Name dh refers to Doubly Hybrid. DFDH refers to Density Fitting Doubly Hybrid.

from pyscf import gto, dh
from pyscf.geomopt.berny_solver import optimize  # or geometric_solver
mol = gto.Mole(atom="O; H 1 1.0; H 1 1.0 2 104.5", basis="cc-pVDZ", verbose=0).build()
mf = dh.DFDH(mol, xc="XYG3").nuc_grad_method()
mol_eq = optimize(mf)  # optimized molecule object

from pyscf import gto, dh
mol = gto.Mole(atom="O; H 1 0.94; H 1 0.94 2 104.5", basis="cc-pVDZ", verbose=0).build()
mf = dh.DFDH(mol, xc="XYG3").polar_method().run()
print(mf.pol_tot)

Hessian is currently not implemented.

Refer to installation of PySCF Extension modules. Declare PYSCF_EXT_PATH=$PYSCF_EXT_PATH:/path/to/dh should work.
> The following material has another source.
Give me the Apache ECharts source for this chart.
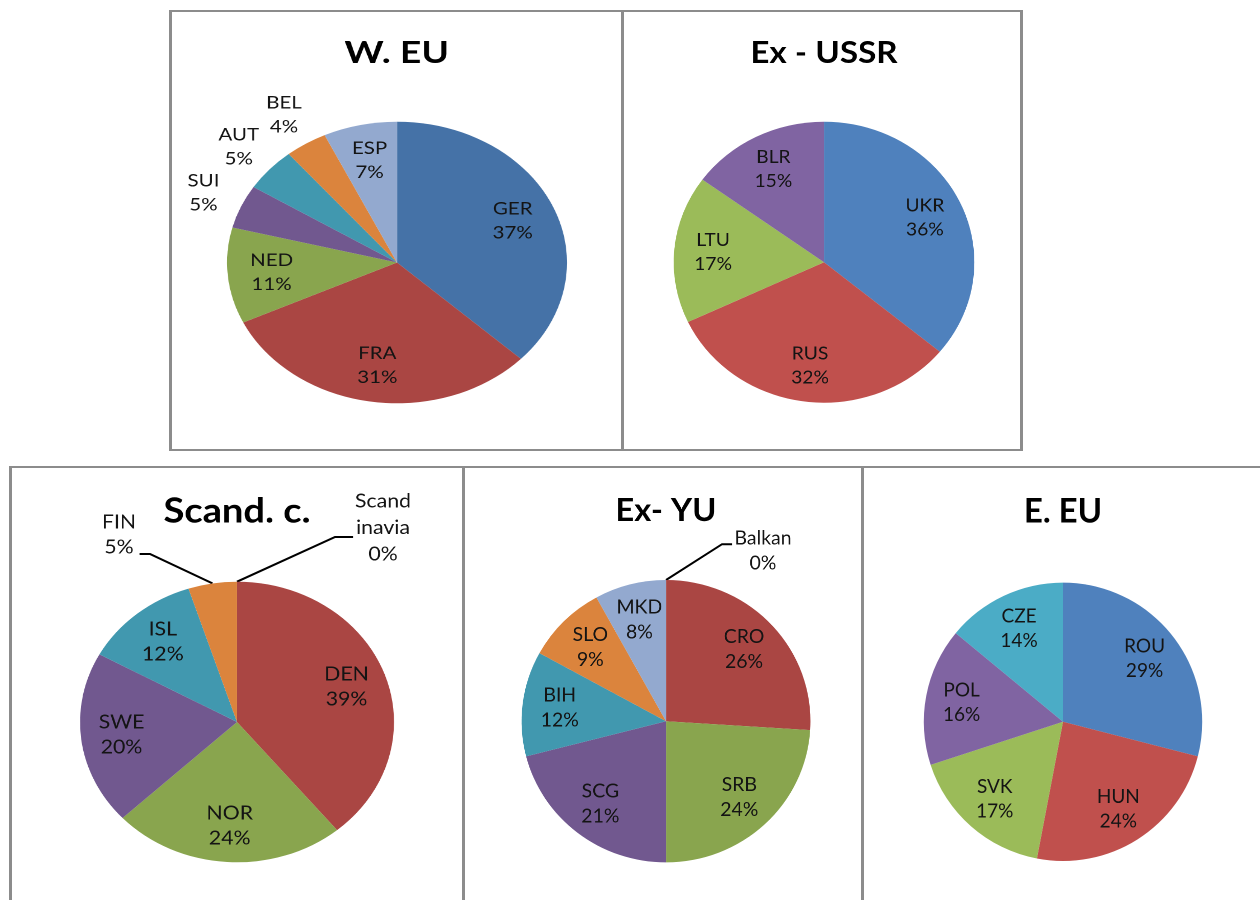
<!DOCTYPE html>
<html><head><meta charset="utf-8">
<script src="https://cdn.jsdelivr.net/npm/echarts@6/dist/echarts.min.js"></script>
<style>
html,body{margin:0;padding:0;background:#fff;width:1260px;height:900px;overflow:hidden;position:relative}
.box{position:absolute;border:2px solid #8c8c8c;box-sizing:border-box}
.box.thick{border-left-width:3px;border-right-width:3px}
.chart{position:absolute;transform-origin:0 0}
</style></head><body>
<script>
// ---------------- data ----------------
const titles = ['W. EU', 'Ex - USSR', 'Scand. c.', 'Ex- YU', 'E. EU'];

const weuNames = ['GER', 'FRA', 'NED', 'SUI', 'AUT', 'BEL', 'ESP'];
const weuValues = [37, 31, 11, 5, 5, 4, 7];

const ussrNames = ['UKR', 'RUS', 'LTU', 'BLR'];
const ussrValues = [36, 32, 17, 15];

const scandNames = ['Scandinavia', 'DEN', 'NOR', 'SWE', 'ISL', 'FIN'];
const scandValues = [0, 39, 24, 20, 12, 5];

const yuNames = ['Balkan', 'CRO', 'SRB', 'SCG', 'BIH', 'SLO', 'MKD'];
const yuValues = [0, 26, 24, 21, 12, 9, 8];

const eeuNames = ['ROU', 'HUN', 'SVK', 'POL', 'CZE'];
const eeuValues = [29, 24, 17, 16, 14];

// ---------------- styles / layout ----------------
const paletteDark = ['#4572A7', '#AA4643', '#89A54E', '#71588F', '#4198AF', '#DB843D', '#93A9CF'];
const paletteLight = ['#4F81BD', '#C0504D', '#9BBB59', '#8064A2', '#4BACC6', '#F79646'];
const wrapText = { Scandinavia: 'Scand\ninavia' };

const panels = [
  { names: weuNames, values: weuValues, title: titles[0], colors: paletteDark,
    box: [169, 10, 455, 441], thick: true, top: 10, h: 441, w: 452,
    cx: 396.7, cy: 262.5, r: 140.8, s: 1.207, titleY: 51, titleSize: 31, labelSize: 17, lh: 24,
    modes: ['in', 'in', 'in', 'ring', 'ring', 'ring', 'in'], callouts: {} },
  { names: ussrNames, values: ussrValues, title: titles[1], colors: paletteLight,
    box: [621, 10, 402, 441], thick: true, top: 10, h: 441, w: 396,
    cx: 823.7, cy: 262.2, r: 140.5, s: 1.07, titleY: 51, titleSize: 31, labelSize: 18, lh: 24,
    modes: ['in', 'in', 'in', 'in'], callouts: {} },
  { names: scandNames, values: scandValues, title: titles[2], colors: paletteDark,
    box: [9, 466, 456, 500], thick: true, top: 466, h: 434, w: 452,
    cx: 237, cy: 722, r: 140.3, s: 1.119, titleY: 509.5, titleSize: 34, labelSize: 19, lh: 25,
    modes: ['call', 'in', 'in', 'in', 'in', 'call'],
    callouts: {
      0: { label: [146, -194], elbow: [98, -185], end: [116, -185], lh: 26.5 },
      5: { label: [-118, -187], elbow: [-87, -168], end: [-97.5, -168] }
    } },
  { names: yuNames, values: yuValues, title: titles[3], colors: paletteDark,
    box: [462, 466, 402, 500], thick: true, top: 466, h: 434, w: 392,
    cx: 666.2, cy: 721.2, r: 141.2, s: 1.023, titleY: 509, titleSize: 32, labelSize: 19, lh: 25,
    modes: ['call', 'in', 'in', 'in', 'in', 'in', 'in'],
    callouts: {
      0: { label: [97, -170.5], elbow: [56, -177], end: [66, -177] }
    } },
  { names: eeuNames, values: eeuValues, title: titles[4], colors: paletteLight,
    box: [861, 466, 420, 500], thick: true, top: 466, h: 434, w: 394,
    cx: 1063, cy: 721.8, r: 139.2, s: 1.0, titleY: 510, titleSize: 33, labelSize: 19, lh: 24.5,
    modes: ['in', 'in', 'in', 'in', 'in'], callouts: {} }
];

function fmt(prm) {
  const nm = wrapText[prm.name] || prm.name;
  return nm + '\n' + prm.percent + '%';
}

panels.forEach(function (p) {
  const b = document.createElement('div');
  b.className = 'box' + (p.thick ? ' thick' : '');
  b.style.left = p.box[0] + 'px'; b.style.top = p.box[1] + 'px';
  b.style.width = p.box[2] + 'px'; b.style.height = p.box[3] + 'px';
  document.body.appendChild(b);

  const wLocal = p.w / p.s;
  const div = document.createElement('div');
  div.className = 'chart';
  div.style.left = (p.cx - p.w / 2) + 'px';
  div.style.top = p.top + 'px';
  div.style.width = wLocal + 'px';
  div.style.height = p.h + 'px';
  div.style.transform = 'scaleX(' + p.s + ')';
  document.body.appendChild(div);

  const chart = echarts.init(div, null, { renderer: 'canvas', devicePixelRatio: 2 });
  const pcx = wLocal / 2, pcy = p.cy - p.top, R = p.r;
  const total = p.values.reduce(function (a, v) { return a + v; }, 0);

  const textBase = {
    fontFamily: 'Lato', fontSize: p.labelSize, lineHeight: p.lh, color: '#141414',
    textBorderWidth: 0, formatter: fmt
  };

  const mainData = p.names.map(function (n, i) {
    const d = { name: n, value: p.values[i] };
    if (p.modes[i] === 'call') {
      d.label = { show: true };
      if (p.callouts[i] && p.callouts[i].lh) d.label.lineHeight = p.callouts[i].lh;
      d.labelLine = { show: true };
    }
    return d;
  });
  const mkLabelData = function (mode) {
    return p.names.map(function (n, i) {
      return { name: n, value: p.values[i], label: { show: p.modes[i] === mode } };
    });
  };

  chart.setOption({
    animation: false,
    color: p.colors,
    title: {
      text: p.title, left: 'center', top: p.titleY - 0.44 * p.titleSize - p.top, padding: 0,
      textStyle: { fontFamily: 'Lato', fontWeight: 'bold', fontSize: p.titleSize, color: '#000' }
    },
    series: [
      {
        type: 'pie', center: [pcx, pcy], radius: [0, R], startAngle: 90, clockwise: true,
        silent: true, percentPrecision: 0, avoidLabelOverlap: false, minShowLabelAngle: 0,
        itemStyle: { borderWidth: 0 },
        emphasis: { disabled: true },
        label: Object.assign({ show: false, position: 'outside' }, textBase),
        labelLine: { show: false, length: 10, length2: 10, smooth: false,
          lineStyle: { color: '#000', width: 2 } },
        labelLayout: function (prm) {
          const c = p.callouts[prm.dataIndex];
          if (!c) return { hideOverlap: false };
          let cum = 0;
          for (let k = 0; k < prm.dataIndex; k++) cum += p.values[k];
          const a = (cum + p.values[prm.dataIndex] / 2) / total * Math.PI * 2;
          const sx = pcx + R * Math.sin(a), sy = pcy - R * Math.cos(a);
          return {
            hideOverlap: false,
            x: pcx + c.label[0] / p.s, y: pcy + c.label[1], align: 'center', verticalAlign: 'middle',
            labelLinePoints: [[sx, sy], [pcx + c.elbow[0] / p.s, pcy + c.elbow[1]], [pcx + c.end[0] / p.s, pcy + c.end[1]]]
          };
        },
        data: mainData
      },
      {
        type: 'pie', center: [pcx, pcy], radius: [0.44 * R, R], startAngle: 90, clockwise: true,
        silent: true, percentPrecision: 0, avoidLabelOverlap: false, z: 5,
        itemStyle: { color: 'rgba(0,0,0,0)', borderWidth: 0 },
        emphasis: { disabled: true },
        label: Object.assign({ show: true, position: 'inside' }, textBase),
        labelLine: { show: false },
        labelLayout: { hideOverlap: false },
        data: mkLabelData('in')
      },
      {
        type: 'pie', center: [pcx, pcy], radius: [1.04 * R, 1.4 * R], startAngle: 90, clockwise: true,
        silent: true, percentPrecision: 0, avoidLabelOverlap: false, z: 5,
        itemStyle: { color: 'rgba(0,0,0,0)', borderWidth: 0 },
        emphasis: { disabled: true },
        label: Object.assign({ show: true, position: 'inside' }, textBase),
        labelLine: { show: false },
        labelLayout: { hideOverlap: false },
        data: mkLabelData('ring')
      }
    ]
  });
});
</script>
</body></html>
This extension overwhelmingly relies on pyscf-tblis. Also recommands modifing EINSUM_MAX_SIZE (in tblis_einsum.py) to much smaller value for dh extension.

• Supported features: Res/Unrestricted single point energy, gradient, polarizability for XYG3-like and B2PLYP-like doubly functionals
• Supported doubly hybrid functionals (and MP2):
  • MP2
  • Early XYG3 family: XYG3, XYGJ-OS, xDH-PBE0
  • xDH@B3LYP family: revXYG3, revXYGJ-OS, XYG5, XYGJ-OS5, XYG6, XYG7
  • B2P family: B2PLYP, B2GPPLYP, mPW2PLYP
  • PBE related: PBE0-DH, LS1DH-PBE, PBE0-2, PBE-QIDH
  • Self-defined functionals (only supports pure HF or hybrid GGA functionals, if gradient/electric property is required)

Default functional is XYG3 currently.

• Quadrupole;
• Rectify APIs, and more formal logging and timing;
• API document and user document;
• Efficiency benchmarking;
• D3(BJ) dispersion derivative properties.

• Another independent module (maybe called dheng) handling only energy evaluation for more doubly-hybrid functionals, such as D3(BJ) dispersion, Laplace-transformation, long-range corrected PT2, renormalization based methods, random-phase-approximation (RPA) based methods, etc.;
• Hessian and dipole-derivative;
• Frozen core;
• RIJONX, RICOSX and conventional SCF method supports;
• Laplace-transformation method derivatives;
• PBC energy;
• Other derivative properties ...

• For functional energy evaluation, refers to the origin paper of those functionals.

• For first order properties (atom nuclear gradient, dipole moment):

  Neil Qiang Su, Igor Ying Zhang, Xin Xu. J. Comput. Chem. 2013, 34, 1759-1774. doi: 10.1002/jcc.23312

  Analytic Derivatives for the XYG3 Type of Doubly Hybrid Density Functionals: Theory, Implementation, and Assessment

• For second order properties (hessian of xDH obtained from conventional SCF/PT2 in Gaussian 09, where polarizability is also implemented) that relates to this work:

  Yonghao Gu, Zhenyu Zhu, Xin Xu. submitted.

Predecessor of this work is Py_xDH.